→ **Goal**
Quote the listing in full, exactly as given, minus any pictures.

→ **Data records**
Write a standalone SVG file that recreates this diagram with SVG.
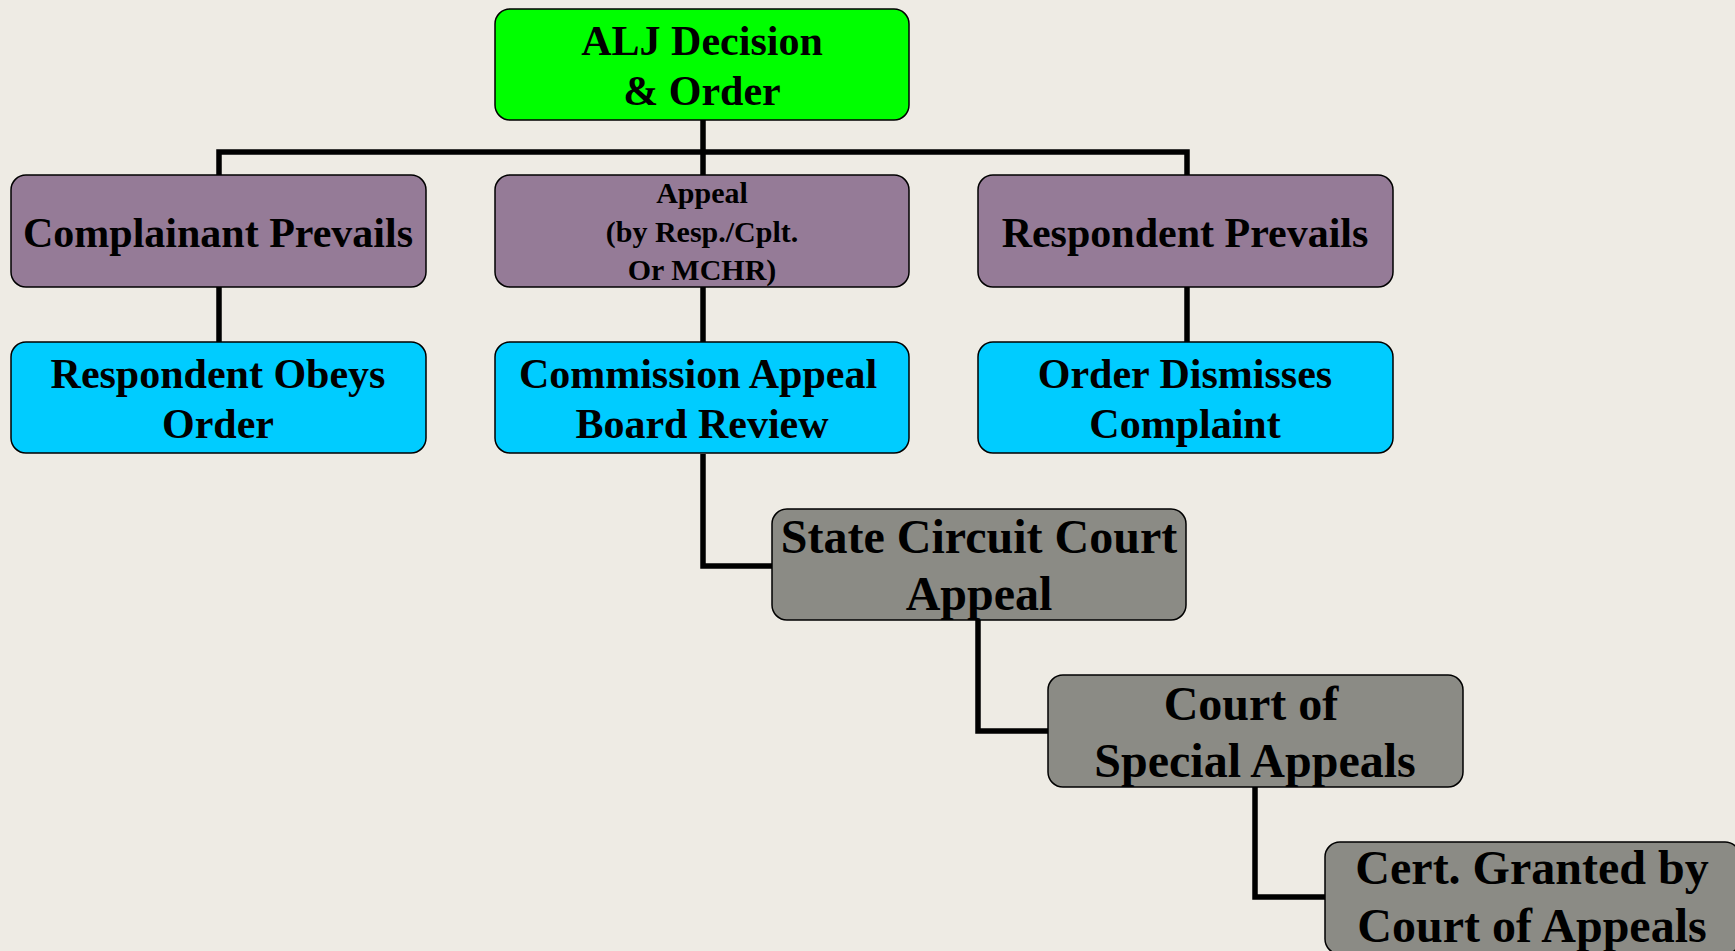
<svg xmlns="http://www.w3.org/2000/svg" width="1735" height="951" viewBox="0 0 1735 951">
<style>
.n{stroke:#000;stroke-width:1.5}
.g{fill:#00FF00}.p{fill:#957B97}.c{fill:#00CCFF}.k{fill:#8B8B85}
text{font-family:"Liberation Serif","Times New Roman",serif;font-weight:bold;fill:#000;text-anchor:middle}
.t42{font-size:42px}.t30{font-size:30px}.t48{font-size:48px}
.e{fill:none;stroke:#000;stroke-width:5.5}
</style>
<rect width="1735" height="951" fill="#EEEBE4"/>
<g id="connectors">
<path class="e" d="M219 175V152H1187V175M703 120V175"/>
<path class="e" d="M219 287V342M703 287V342M1187 287V342"/>
<path class="e" d="M703 454V566H772"/>
<path class="e" d="M978 620V731H1048"/>
<path class="e" d="M1255 787V897H1325"/>
</g>
<g id="alj"><rect class="n g" x="495" y="9" width="414" height="111" rx="15"/><text class="t42" x="702" y="55">ALJ Decision</text><text class="t42" x="702" y="105">&amp; Order</text></g>
<g id="complainant"><rect class="n p" x="11" y="175" width="415" height="112" rx="15"/><text class="t42" x="218" y="247">Complainant Prevails</text></g>
<g id="appeal"><rect class="n p" x="495" y="175" width="414" height="112" rx="15"/><text class="t30" x="702" y="203">Appeal</text><text class="t30" x="702" y="242">(by Resp./Cplt.</text><text class="t30" x="702" y="280">Or MCHR)</text></g>
<g id="respondent"><rect class="n p" x="978" y="175" width="415" height="112" rx="15"/><text class="t42" x="1185" y="247">Respondent Prevails</text></g>
<g id="obeys"><rect class="n c" x="11" y="342" width="415" height="111" rx="15"/><text class="t42" x="218" y="388">Respondent Obeys</text><text class="t42" x="218" y="438">Order</text></g>
<g id="commission"><rect class="n c" x="495" y="342" width="414" height="111" rx="15"/><text class="t42" x="698" y="388">Commission Appeal</text><text class="t42" x="702" y="438">Board Review</text></g>
<g id="dismisses"><rect class="n c" x="978" y="342" width="415" height="111" rx="15"/><text class="t42" x="1185" y="388">Order Dismisses</text><text class="t42" x="1185" y="438">Complaint</text></g>
<g id="circuit"><rect class="n k" x="772" y="509" width="414" height="111" rx="15"/><text class="t48" x="979" y="553">State Circuit Court</text><text class="t48" x="979" y="610">Appeal</text></g>
<g id="special"><rect class="n k" x="1048" y="675" width="415" height="112" rx="15"/><text class="t48" x="1251" y="720">Court of</text><text class="t48" x="1255" y="777">Special Appeals</text></g>
<g id="cert"><rect class="n k" x="1325" y="842" width="415" height="112" rx="15"/><text class="t48" x="1532" y="884">Cert. Granted by</text><text class="t48" x="1532" y="942">Court of Appeals</text></g>
</svg>
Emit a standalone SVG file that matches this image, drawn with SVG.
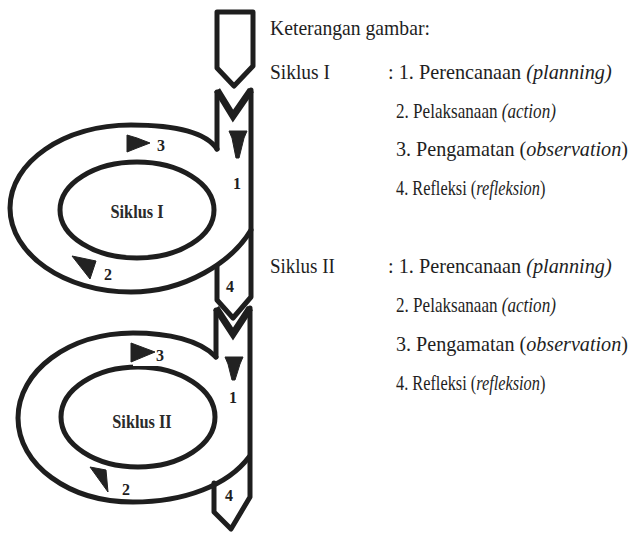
<svg xmlns="http://www.w3.org/2000/svg" width="633" height="533" viewBox="0 0 633 533">
  <style>
    .ln { fill: none; stroke: #1e1e1e; stroke-width: 5; stroke-linejoin: round; stroke-linecap: round; }
    .vee { fill: none; stroke: #1e1e1e; stroke-width: 7; stroke-linejoin: miter; }
    .tri { fill: #222; stroke: #222; stroke-width: 1; stroke-linejoin: round; }
    .num { font-family: "Liberation Serif", "Times New Roman", serif; font-weight: bold; font-size: 16px; fill: #1e1e1e; }
    .ctr { font-family: "Liberation Serif", "Times New Roman", serif; font-weight: bold; font-size: 19px; fill: #2a2a2a; text-anchor: middle; }
    .leg { font-family: "Liberation Serif", "Times New Roman", serif; font-size: 22px; fill: #1e1e1e; }
    .it { font-style: italic; }
  </style>

  <rect width="633" height="533" fill="#ffffff"/>

  <!-- entry arrow -->
  <g id="start-arrow">
    <path class="ln" d="M217 12 L253 12 L253 66 L234 86 L217 68 Z"/>
  </g>

  <!-- cycle I spiral -->
  <g id="cycle-1">
    <path class="ln" d="M217 149 L217 92"/>
    <path class="vee" d="M217 90 L233 116 L251 90"/>
    <path class="ln" d="M251 90 L251 297 L233 318 L217 300 L217 266"/>
    <path class="ln" d="M217 149 C205 131 172 125 131 125 C64 125 10 162 10 208 C10 254 64 292 131 292 C185 292 232 262 251 230"/>
    <ellipse class="ln" cx="137" cy="210" rx="77" ry="48"/>
    <text class="ctr" transform="translate(137 218) scale(0.86 1)">Siklus I</text>
  </g>

  <!-- cycle II spiral -->
  <g id="cycle-2">
    <path class="ln" d="M216 357 L216 310"/>
    <path class="vee" d="M216 308 L233 334 L250 308"/>
    <path class="ln" d="M250 308 L250 497 L231 529 L214 512 L214 483"/>
    <path class="ln" d="M216 357 C200 340 168 333 133 333 C69 333 18 371 18 418 C18 465 69 502 133 502 C185 502 228 485 249 457"/>
    <ellipse class="ln" cx="138" cy="417" rx="77" ry="50"/>
    <text class="ctr" transform="translate(142 428) scale(0.86 1)">Siklus II</text>
  </g>

  <!-- step markers -->
  <g id="markers">
    <path class="tri" d="M229 131 L247 131 L244 138 L239 158 L236 158 L232 138 Z"/>
    <text class="num" x="233" y="189">1</text>
    <path class="tri" d="M127 135 L137 138 L150 143 L137 148 L127 152 Z"/>
    <text class="num" x="157" y="151">3</text>
    <path class="tri" d="M72 256 L96 261 L90 279 Z"/>
    <text class="num" x="104" y="280">2</text>
    <text class="num" x="226" y="292">4</text>

    <path class="tri" d="M225 357 L243 357 L240 364 L235 380 L232 380 L228 364 Z"/>
    <text class="num" x="229" y="403">1</text>
    <rect x="133" y="343" width="30" height="23" fill="#ffffff"/>
    <path class="tri" d="M131 343 L155 352 L131 362 Z"/>
    <text class="num" x="156" y="361">3</text>
    <path class="tri" d="M90 467 L106 470 L108 492 Z"/>
    <text class="num" x="122" y="495">2</text>
    <text class="num" x="225" y="501">4</text>
  </g>

  <!-- legend -->
  <g id="legend">
    <text class="leg" transform="translate(270 35) scale(0.894 1)">Keterangan gambar:</text>

    <text class="leg" transform="translate(270 79) scale(0.885 1)">Siklus I</text>
    <text class="leg" transform="translate(388 79) scale(0.921 1)">: 1. Perencanaan  <tspan class="it">(planning)</tspan></text>
    <text class="leg" transform="translate(396 118) scale(0.777 1)">2. Pelaksanaan <tspan class="it">(action)</tspan></text>
    <text class="leg" transform="translate(396 156) scale(0.915 1)">3. Pengamatan (<tspan class="it">observation</tspan>)</text>
    <text class="leg" transform="translate(396 195) scale(0.742 1)">4. Refleksi (<tspan class="it">refleksion</tspan>)</text>

    <text class="leg" transform="translate(270 273) scale(0.864 1)">Siklus II</text>
    <text class="leg" transform="translate(388 273) scale(0.921 1)">: 1. Perencanaan  <tspan class="it">(planning)</tspan></text>
    <text class="leg" transform="translate(396 312) scale(0.777 1)">2. Pelaksanaan <tspan class="it">(action)</tspan></text>
    <text class="leg" transform="translate(396 351) scale(0.915 1)">3. Pengamatan (<tspan class="it">observation</tspan>)</text>
    <text class="leg" transform="translate(396 390) scale(0.742 1)">4. Refleksi (<tspan class="it">refleksion</tspan>)</text>
  </g>
</svg>
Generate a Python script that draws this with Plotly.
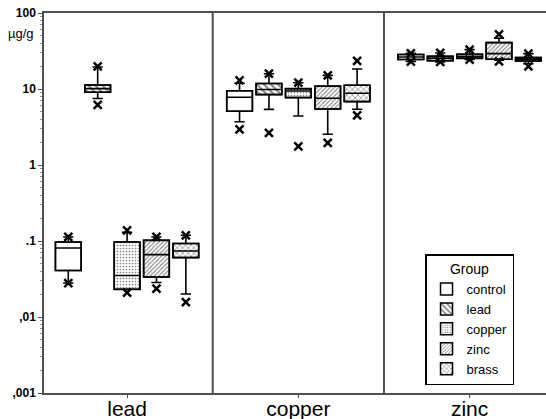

→ **Finished exercise**
Write a standalone SVG file that recreates this diagram with SVG.
<svg xmlns="http://www.w3.org/2000/svg" width="1735" height="951" viewBox="0 0 1735 951">
<style>
.n{stroke:#000;stroke-width:1.5}
.g{fill:#00FF00}.p{fill:#957B97}.c{fill:#00CCFF}.k{fill:#8B8B85}
text{font-family:"Liberation Serif","Times New Roman",serif;font-weight:bold;fill:#000;text-anchor:middle}
.t42{font-size:42px}.t30{font-size:30px}.t48{font-size:48px}
.e{fill:none;stroke:#000;stroke-width:5.5}
</style>
<rect width="1735" height="951" fill="#EEEBE4"/>
<g id="connectors">
<path class="e" d="M219 175V152H1187V175M703 120V175"/>
<path class="e" d="M219 287V342M703 287V342M1187 287V342"/>
<path class="e" d="M703 454V566H772"/>
<path class="e" d="M978 620V731H1048"/>
<path class="e" d="M1255 787V897H1325"/>
</g>
<g id="alj"><rect class="n g" x="495" y="9" width="414" height="111" rx="15"/><text class="t42" x="702" y="55">ALJ Decision</text><text class="t42" x="702" y="105">&amp; Order</text></g>
<g id="complainant"><rect class="n p" x="11" y="175" width="415" height="112" rx="15"/><text class="t42" x="218" y="247">Complainant Prevails</text></g>
<g id="appeal"><rect class="n p" x="495" y="175" width="414" height="112" rx="15"/><text class="t30" x="702" y="203">Appeal</text><text class="t30" x="702" y="242">(by Resp./Cplt.</text><text class="t30" x="702" y="280">Or MCHR)</text></g>
<g id="respondent"><rect class="n p" x="978" y="175" width="415" height="112" rx="15"/><text class="t42" x="1185" y="247">Respondent Prevails</text></g>
<g id="obeys"><rect class="n c" x="11" y="342" width="415" height="111" rx="15"/><text class="t42" x="218" y="388">Respondent Obeys</text><text class="t42" x="218" y="438">Order</text></g>
<g id="commission"><rect class="n c" x="495" y="342" width="414" height="111" rx="15"/><text class="t42" x="698" y="388">Commission Appeal</text><text class="t42" x="702" y="438">Board Review</text></g>
<g id="dismisses"><rect class="n c" x="978" y="342" width="415" height="111" rx="15"/><text class="t42" x="1185" y="388">Order Dismisses</text><text class="t42" x="1185" y="438">Complaint</text></g>
<g id="circuit"><rect class="n k" x="772" y="509" width="414" height="111" rx="15"/><text class="t48" x="979" y="553">State Circuit Court</text><text class="t48" x="979" y="610">Appeal</text></g>
<g id="special"><rect class="n k" x="1048" y="675" width="415" height="112" rx="15"/><text class="t48" x="1251" y="720">Court of</text><text class="t48" x="1255" y="777">Special Appeals</text></g>
<g id="cert"><rect class="n k" x="1325" y="842" width="415" height="112" rx="15"/><text class="t48" x="1532" y="884">Cert. Granted by</text><text class="t48" x="1532" y="942">Court of Appeals</text></g>
</svg>
Emit a standalone SVG file that matches this image, drawn with SVG.
<svg xmlns="http://www.w3.org/2000/svg" width="633" height="533" viewBox="0 0 633 533">
  <style>
    .ln { fill: none; stroke: #1e1e1e; stroke-width: 5; stroke-linejoin: round; stroke-linecap: round; }
    .vee { fill: none; stroke: #1e1e1e; stroke-width: 7; stroke-linejoin: miter; }
    .tri { fill: #222; stroke: #222; stroke-width: 1; stroke-linejoin: round; }
    .num { font-family: "Liberation Serif", "Times New Roman", serif; font-weight: bold; font-size: 16px; fill: #1e1e1e; }
    .ctr { font-family: "Liberation Serif", "Times New Roman", serif; font-weight: bold; font-size: 19px; fill: #2a2a2a; text-anchor: middle; }
    .leg { font-family: "Liberation Serif", "Times New Roman", serif; font-size: 22px; fill: #1e1e1e; }
    .it { font-style: italic; }
  </style>

  <rect width="633" height="533" fill="#ffffff"/>

  <!-- entry arrow -->
  <g id="start-arrow">
    <path class="ln" d="M217 12 L253 12 L253 66 L234 86 L217 68 Z"/>
  </g>

  <!-- cycle I spiral -->
  <g id="cycle-1">
    <path class="ln" d="M217 149 L217 92"/>
    <path class="vee" d="M217 90 L233 116 L251 90"/>
    <path class="ln" d="M251 90 L251 297 L233 318 L217 300 L217 266"/>
    <path class="ln" d="M217 149 C205 131 172 125 131 125 C64 125 10 162 10 208 C10 254 64 292 131 292 C185 292 232 262 251 230"/>
    <ellipse class="ln" cx="137" cy="210" rx="77" ry="48"/>
    <text class="ctr" transform="translate(137 218) scale(0.86 1)">Siklus I</text>
  </g>

  <!-- cycle II spiral -->
  <g id="cycle-2">
    <path class="ln" d="M216 357 L216 310"/>
    <path class="vee" d="M216 308 L233 334 L250 308"/>
    <path class="ln" d="M250 308 L250 497 L231 529 L214 512 L214 483"/>
    <path class="ln" d="M216 357 C200 340 168 333 133 333 C69 333 18 371 18 418 C18 465 69 502 133 502 C185 502 228 485 249 457"/>
    <ellipse class="ln" cx="138" cy="417" rx="77" ry="50"/>
    <text class="ctr" transform="translate(142 428) scale(0.86 1)">Siklus II</text>
  </g>

  <!-- step markers -->
  <g id="markers">
    <path class="tri" d="M229 131 L247 131 L244 138 L239 158 L236 158 L232 138 Z"/>
    <text class="num" x="233" y="189">1</text>
    <path class="tri" d="M127 135 L137 138 L150 143 L137 148 L127 152 Z"/>
    <text class="num" x="157" y="151">3</text>
    <path class="tri" d="M72 256 L96 261 L90 279 Z"/>
    <text class="num" x="104" y="280">2</text>
    <text class="num" x="226" y="292">4</text>

    <path class="tri" d="M225 357 L243 357 L240 364 L235 380 L232 380 L228 364 Z"/>
    <text class="num" x="229" y="403">1</text>
    <rect x="133" y="343" width="30" height="23" fill="#ffffff"/>
    <path class="tri" d="M131 343 L155 352 L131 362 Z"/>
    <text class="num" x="156" y="361">3</text>
    <path class="tri" d="M90 467 L106 470 L108 492 Z"/>
    <text class="num" x="122" y="495">2</text>
    <text class="num" x="225" y="501">4</text>
  </g>

  <!-- legend -->
  <g id="legend">
    <text class="leg" transform="translate(270 35) scale(0.894 1)">Keterangan gambar:</text>

    <text class="leg" transform="translate(270 79) scale(0.885 1)">Siklus I</text>
    <text class="leg" transform="translate(388 79) scale(0.921 1)">: 1. Perencanaan  <tspan class="it">(planning)</tspan></text>
    <text class="leg" transform="translate(396 118) scale(0.777 1)">2. Pelaksanaan <tspan class="it">(action)</tspan></text>
    <text class="leg" transform="translate(396 156) scale(0.915 1)">3. Pengamatan (<tspan class="it">observation</tspan>)</text>
    <text class="leg" transform="translate(396 195) scale(0.742 1)">4. Refleksi (<tspan class="it">refleksion</tspan>)</text>

    <text class="leg" transform="translate(270 273) scale(0.864 1)">Siklus II</text>
    <text class="leg" transform="translate(388 273) scale(0.921 1)">: 1. Perencanaan  <tspan class="it">(planning)</tspan></text>
    <text class="leg" transform="translate(396 312) scale(0.777 1)">2. Pelaksanaan <tspan class="it">(action)</tspan></text>
    <text class="leg" transform="translate(396 351) scale(0.915 1)">3. Pengamatan (<tspan class="it">observation</tspan>)</text>
    <text class="leg" transform="translate(396 390) scale(0.742 1)">4. Refleksi (<tspan class="it">refleksion</tspan>)</text>
  </g>
</svg>
Generate a Python script that draws this with Plotly.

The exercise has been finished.